In R (Siwak) v Newham LBC (2012) EWHC 1520 (Admin) Cranston J held that the local authority had not failed to comply with the PSED under s149 of Equality Act 2010.  Policies under formulation were the subject of equality analysis.  It was not for the Court to micro-manage the process.  Consultation before proposals were formulated would have been premature.

 

 

R (KM) v Cambridgeshire CC [2012] UKSC 23: Supreme Court finds direct payment level rational and declines to reconsider Barry

June 6th, 2012 by Trevor S. in Local Authority Powers

Barry survives

In KM, the Supreme Court was expected to reconsider the House of Lords’ decision in R v Gloucestershire CC, ex p Barry [1997] AC 584.  In Barry, the House of Lords found by a bare majority, bowing perhaps to pragmatism rather than a strict interpretation of the statutory language, that local authorities may have regard to their own resources when assessing the level of services which are to be provided to individuals under section 2(1) of the Chronically Sick and Disabled Persons Act 1970.

Last year, in R (McDonald) v Royal Borough of Kensington and Chelsea [2011] UKSC 33, [2011] PTSR 1266, Lady Hale cast doubt on Barry and encouraged litigants to argue that it should be overruled.  The Supreme Court in KM subsequently gave permission for a ground of appeal that Barry had been wrongly decided.  However, when the KM hearing commenced it became apparent that the Barry issue was irrelevant (Lord Wilson at [7], Lady Hale at [41]).  The Court was therefore careful to say nothing about whether Barry was right or wrong.

KM:  direct payment amount was rational

The challenge was to the local authority’s decision to make direct payments of £85,000 per annum to KM, who is profoundly disabled.  The local authority had calculated that sum by applying its “Resource Allocation System” (“RAS”), along with its “Upper Banding Calculator”, which it used to calculate additional amounts in severe cases.  Two grounds were raised, namely, irrationality and a failure to give reasons.

Lord Wilson, with whom all six of the other Justices agreed, gave the leading speech.  At [15], he broke down the analysis required of a local authority by section 2 of the 1970 Act into the following three questions:

(1)     what are the needs of the disabled person;

(2)     in order to meet these needs is it necessary for the authority to make arrangements for the provision of any of the listed services;

(3)     if so, what are the nature and extent of the services for which it is necessary for the local authority to make arrangements?

These stages reflect the Secretary of State’s guidance (“Prioritising need in the context of Putting People First”, February 2010), which splits needs into “presenting needs” (identified by question (1) above) and “eligible needs” (identified by question (2) above) [16-18].  Once a person’s needs are deemed eligible, the local authority is under an absolute duty to meet them, and cannot refuse to do so on account of limited resources [19].

Direct payments under the Community Care, Services for Carers and Children’s Services (Direct Payments) (England) Regulations 2009 (SI 2009/1887) give rise to a fourth question, namely [23]:

(4)     what is the reasonable cost of securing provision of the services for which it is necessary for the authority to make arrangements?

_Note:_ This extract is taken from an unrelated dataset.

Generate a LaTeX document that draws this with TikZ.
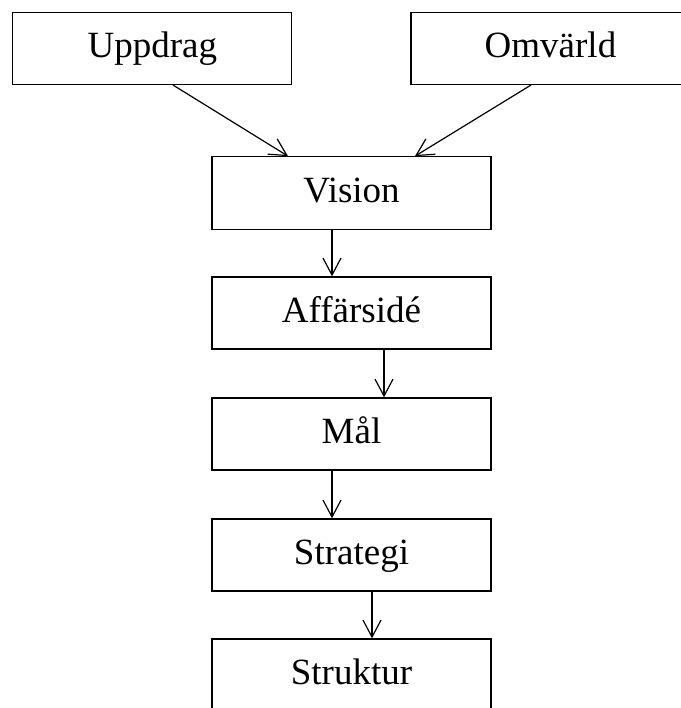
\documentclass[tikz,border=0pt]{standalone}
\usepackage{fontspec}
\setmainfont{Liberation Serif}
\usetikzlibrary{arrows.meta}
\begin{document}
\begin{tikzpicture}[x=1pt,y=-1pt,
  box/.style={draw=black,line width=1.3pt,rectangle,inner sep=0pt,
    minimum width=279pt,minimum height=72pt,
    font=\fontsize{37pt}{40pt}\selectfont,text height=25.9pt,text depth=7.8pt},
  arr/.style={draw=black,line width=1.2pt,-{Straight Barb[length=17pt,width=18pt,line width=1.2pt]}}]
\useasboundingbox (0,0) rectangle (680,708);
\node[box] (upp) at (152.3,48.4) {Uppdrag};
\node[box] (omv) at (550.5,48.4) {Omvärld};
\node[box,minimum height=73pt] (vis) at (351.5,193.3) {Vision};
\node[box] (aff) at (351.5,313) {Affärsidé};
\node[box] (mal) at (351.5,434) {Mål};
\node[box] (str) at (351.5,555) {Strategi};
\node[box] (stk) at (351.5,675) {Struktur};
\draw[arr] ([xshift=20.7pt]upp.south) -- ([xshift=-63.5pt]vis.north);
\draw[arr] ([xshift=-19.5pt]omv.south) -- ([xshift=63.5pt]vis.north);
\draw[arr] ([xshift=-19.5pt]vis.south) -- ([xshift=-19.5pt]aff.north);
\draw[arr] ([xshift=32.5pt]aff.south) -- ([xshift=32.5pt]mal.north);
\draw[arr] ([xshift=-19.5pt]mal.south) -- ([xshift=-19.5pt]str.north);
\draw[arr] ([xshift=20.5pt]str.south) -- ([xshift=20.5pt]stk.north);
\end{tikzpicture}
\end{document}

Lord Wilson accepted that, in answering that question, it would be unduly laborious for a local authority to start by costing each service for every disabled person [24].  He therefore approved the general use of RASs as a lawful tool to provide a “ball-park” figure, subject to adjustment [26].  He commented that, since RASs generally work by allocating points to eligible needs and then ascribing a cost to each point, there must be a “realistic nexus both between needs and points and between points and costs” [25].  He then said that, once the indicative sum has been identified, it “is crucial [that] the requisite services in the particular case should be costed in a reasonable degree of detail so that a judgement can be made whether the indicative sum is too high, too low or about right”, this exercise usually being labelled the “support plan” [28].  In this respect, Lord Wilson at [37] approved guidance from R (Savva) v Royal Borough of Kensington [2010] EWCA Civ 1209 that adequate reasons can be achieved with “reasonable brevity”, often by listing the required services, and the suggested timings and hourly costs.

On the particular facts of KM’s case, in which the local authority had found that all of his “presenting needs” were “eligible needs” which it was under a duty to meet (hence the irrelevance of the Barry issue), Lord Wilson found that the local authority’s use of its RAS was rational, and that any flaw in computation was likely to have been in KM’s favour [38].  He criticised the authority for failing to make a more detailed presentation of its assessment of the costs of KM’s necessary services.  However, in the light of the authority’s amplification of its reasoning during the subsequent litigation, he said that it would be a pointless exercise of discretion to quash the decision so that his entitlement might be considered again, perhaps even to his disadvantage [38].

Comment

Because Barry was not reconsidered, the impact of KM on the law is rather limited.  Nonetheless, it contains useful confirmation, following Savva, that RAS-calculated payments must be accompanied by some explanation of the services which the authority considers to be covered by the payments.

RASs are often criticised for being opaque:  they rely on algorithms which are not revealed to service users; and they translate an individual’s needs into a budget, without identifying the costs of the particular services required to meet those needs.  This shortcoming is compounded by the fact that, where an authority provides or commissions services, it is relatively clear whether or not it is meeting eligible needs; but where it is providing money to purchase services, it is much less clear whether eligible needs are being met.  Service-users sometimes complain that they are offered explanations for personal budgets which are no less illuminating than being told, “Computer says no”.  Indeed, Lord Wilson agreed that “a local authority’s failure to meet eligible needs may prove to be far less visible in circumstances in which it has provided the service-user with a global sum of money than in those in which it has provided him with services in kind” [36].  This is why it is important that RAS-calculated budgets are accompanied by an explanation of the services which should be covered by the budget.